Systemic and Industrial Deficiencies in the European Armoured Vehicle Sector
Executive Summary
This analysis examines the structural deficiencies undermining Europe's ability to scale and modernise its armoured vehicle sector, at a time when geopolitical pressures and battlefield lessons from Ukraine demand urgent rearmament. Despite the growing demand for tanks and armoured fighting vehicles (AFVs), Europe faces significant barriers: a fragmented industrial landscape with redundant platforms and non-standardised systems; critical dependence on non-EU suppliers for engines, sensors, and protection systems; and limited surge manufacturing capacity due to underinvestment and regulatory constraints. The current EU funding mechanisms (EDF, EDIRPA, ASAP) remain insufficiently coordinated and too slow to deliver the necessary industrial transformation.

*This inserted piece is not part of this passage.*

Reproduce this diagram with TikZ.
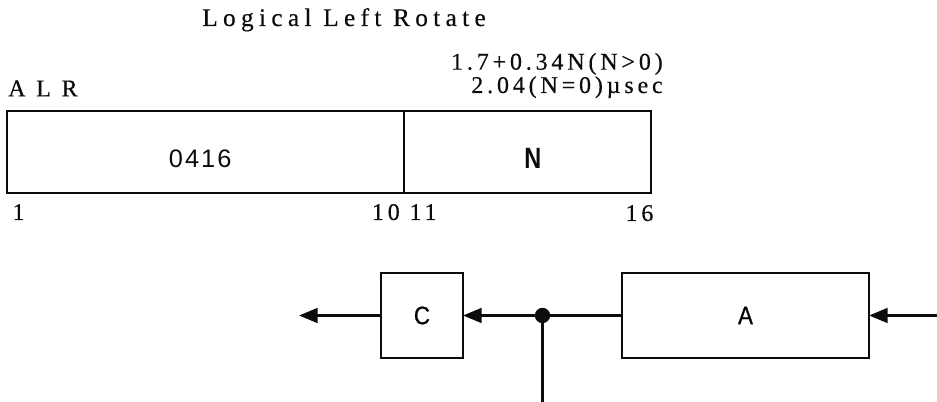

For investors and defence-focused funds, this scenario presents both a challenge and a structural opportunity. As member states shift from legacy procurement models to joint European platforms, and as Brussels streamlines regulatory frameworks, there is growing space for capital to support consolidation, dual-use innovation, and next-generation supply chains. Firms positioned in propulsion systems, AI-enabled mission electronics, active protection technologies, and modular vehicle architectures are likely to capture increasing investment flows. Europe’s rearmament is not just a policy imperative but a long-term industrial realignment with strategic value creation potential.